Reasons to Doubt the Sarasota Herald Tribune Study of the FL-13 Undervote?

In my Roll Call oped calling for the House to order a revote in the FL-13 race, I make the following statements:

    A recent academic analysis by Laurin Frisina, Michael Herron, James Honaker and Jeffrey Lewis notes that in Charlotte County, the undervote rate in the state attorney general race was huge. In Charlotte — but not in Sarasota — the attorney general race was paired with another contest on the same electronic ballot page, mirroring the placement of the House race on the Sarasota County ballot. Fortunately for Floridians, the race for attorney general was not close.
    A separate analysis recently completed by the Sarasota Herald-Tribune bolsters the poor ballot design hypothesis. Looking at every ballot cast in the county, the newspaper found that the people you’d most expect to vote in the House race — loyal party voters who voted Republican or Democrat throughout the ballot — were the ones most likely to have skipped voting in the race.

Walter Mebane of Cornell and David Dill of Stanford sent a message to the election law list calling into question the validity of the second study, that of the Herald-Tribune. At my request, Walter posted his analysis in pdf form here. Their bottom line:

    The Herald Tribune analysis (“Analysis points to bad ballot design,” Matthew Doig and Maurice Tamman, Dec 5, 2006) is seriously misleading. The claim Hasen cites, that “loyal party voters who voted Republican or Democrat throughout the ballot — were the ones most likely to have skipped voting in the race,” is factually incorrect, indeed qualitatively wrong. In fact, while straight-party Democratic voters had dramatically higher undervote rates than average, straight-party Republican voters had dramatically lower undervote rates than average.

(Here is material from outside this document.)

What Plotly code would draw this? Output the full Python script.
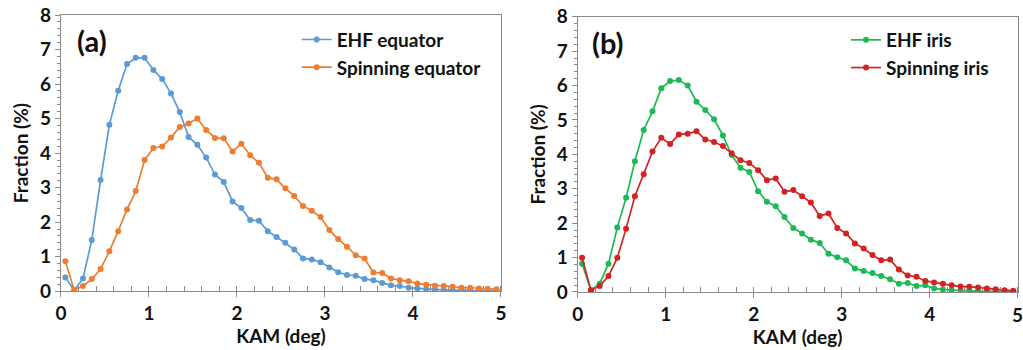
import plotly.graph_objects as go

# KAM bin centres (deg)
kam = [round(0.05 + 0.1 * i, 2) for i in range(50)]

ehf_equator = [0.40, 0.02, 0.37, 1.48, 3.22, 4.82, 5.81, 6.58, 6.76, 6.76,
               6.41, 6.15, 5.73, 5.19, 4.47, 4.24, 3.87, 3.38, 3.16, 2.60,
               2.41, 2.06, 2.04, 1.74, 1.57, 1.40, 1.21, 0.95, 0.92, 0.84,
               0.69, 0.55, 0.47, 0.45, 0.35, 0.32, 0.24, 0.17, 0.15, 0.10,
               0.08, 0.06, 0.05, 0.04, 0.03, 0.02, 0.02, 0.01, 0.01, 0.01]

spinning_equator = [0.87, 0.03, 0.15, 0.35, 0.64, 1.16, 1.74, 2.37, 2.90, 3.80,
                    4.15, 4.19, 4.45, 4.76, 4.86, 5.00, 4.67, 4.44, 4.43, 4.05,
                    4.27, 3.94, 3.72, 3.29, 3.24, 2.98, 2.76, 2.47, 2.33, 2.15,
                    1.77, 1.51, 1.29, 1.04, 0.95, 0.54, 0.53, 0.37, 0.32, 0.29,
                    0.22, 0.19, 0.16, 0.15, 0.13, 0.10, 0.10, 0.08, 0.07, 0.06]

ehf_iris = [0.82, 0.05, 0.24, 0.82, 1.87, 2.74, 3.80, 4.71, 5.25, 5.92,
            6.13, 6.16, 6.00, 5.53, 5.29, 5.02, 4.55, 3.98, 3.61, 3.49,
            2.93, 2.62, 2.49, 2.18, 1.86, 1.70, 1.52, 1.42, 1.11, 1.01,
            0.92, 0.68, 0.61, 0.55, 0.46, 0.37, 0.24, 0.26, 0.17, 0.19,
            0.10, 0.07, 0.05, 0.04, 0.03, 0.02, 0.01, 0.01, 0.01, 0.01]

spinning_iris = [0.99, 0.05, 0.17, 0.46, 0.99, 1.84, 2.78, 3.42, 4.08, 4.48,
                 4.30, 4.58, 4.60, 4.67, 4.43, 4.36, 4.24, 4.03, 3.83, 3.75,
                 3.54, 3.25, 3.30, 2.91, 2.96, 2.78, 2.60, 2.21, 2.28, 1.86,
                 1.70, 1.41, 1.26, 1.07, 0.92, 0.94, 0.65, 0.48, 0.44, 0.32,
                 0.27, 0.24, 0.19, 0.16, 0.15, 0.13, 0.10, 0.08, 0.05, 0.03]

x_ticks = [0, 1, 2, 3, 4, 5]

FONT = "Lato"
BLUE, ORANGE, GREEN, RED = "#5B9BD5", "#ED7D31", "#1DB954", "#D42222"

fig = go.Figure()


def add_series(y, name, color, xa, ya, legend):
    fig.add_trace(go.Scatter(
        x=kam, y=y, name=name, mode="lines+markers",
        line=dict(color=color, width=1.7),
        marker=dict(color=color, size=6),
        xaxis=xa, yaxis=ya, legend=legend,
    ))


add_series(ehf_equator, "EHF equator", BLUE, "x", "y", "legend")
add_series(spinning_equator, "Spinning equator", ORANGE, "x", "y", "legend")
add_series(ehf_iris, "EHF iris", GREEN, "x2", "y2", "legend2")
add_series(spinning_iris, "Spinning iris", RED, "x2", "y2", "legend2")

tick_font = dict(family=FONT, size=19, color="#111", weight="bold")
title_font = dict(family=FONT, size=19, color="#111", weight="bold")
AX = "#8a8a8a"

xcommon = dict(
    range=[0, 5], showgrid=False, zeroline=False, automargin=False,
    showline=True, linecolor=AX, linewidth=1.3, mirror=True,
    ticks="outside", ticklen=5, tickcolor=AX,
    minor=dict(dtick=0.2, ticks="inside", ticklen=5, tickcolor=AX),
    tickfont=tick_font,
    title=dict(text="KAM (deg)", font=title_font, standoff=1),
)
ycommon = dict(
    range=[0, 8], dtick=1, showgrid=False, zeroline=False, automargin=False,
    showline=True, linecolor=AX, linewidth=1.3, mirror=True,
    ticks="outside", ticklen=5, tickcolor=AX,
    minor=dict(dtick=0.2, ticks="outside", ticklen=3, tickcolor=AX),
    tickfont=tick_font,
    title=dict(text="Fraction (%)", font=title_font, standoff=6),
)

legend_common = dict(
    font=dict(family=FONT, size=19, color="#111", weight="bold"),
    bgcolor="rgba(0,0,0,0)", xanchor="left", yanchor="top",
    itemwidth=30, tracegroupgap=0,
)

fig.update_layout(
    width=1023, height=350,
    margin=dict(l=0, r=0, t=0, b=0),
    paper_bgcolor="white", plot_bgcolor="white",
    xaxis=dict(domain=[0.0596, 0.4897], anchor="y", tickvals=x_ticks, **xcommon),
    yaxis=dict(domain=[0.168, 0.957], anchor="x", **ycommon),
    xaxis2=dict(domain=[0.5647, 0.9948], anchor="y2", tickvals=x_ticks, **xcommon),
    yaxis2=dict(domain=[0.166, 0.952], anchor="x2", **ycommon),
    legend=dict(x=0.290, y=0.941, **legend_common),
    legend2=dict(x=0.827, y=0.94, **legend_common),
    annotations=[
        dict(text="(a)", x=0.073, y=0.885, xref="paper", yref="paper",
             xanchor="left", yanchor="middle", showarrow=False,
             font=dict(family=FONT, size=29, color="#111", weight="bold")),
        dict(text="(b)", x=0.577, y=0.88, xref="paper", yref="paper",
             xanchor="left", yanchor="middle", showarrow=False,
             font=dict(family=FONT, size=29, color="#111", weight="bold")),
        # last tick label of the right panel sits on the page edge, so it is
        # placed as an annotation at the axis value to keep it visible
        dict(text=str(x_ticks[-1]), x=x_ticks[-1], y=0.166, xref="x2",
             yref="paper", xanchor="center", yanchor="top", yshift=-9,
             showarrow=False, font=tick_font),
    ],
)

fig.write_html("out.html")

This is a very interesting development, raising the question why straight-party Democratic voters would have higher undervote rates (an issue Mebane and Dill don’t address). But it does not undermine the main point of my article: whatever the cause of this undervote (given that no one can credibly claim this was intentional undervoting on this scale), if the courts don’t grant a new election, the House should do so.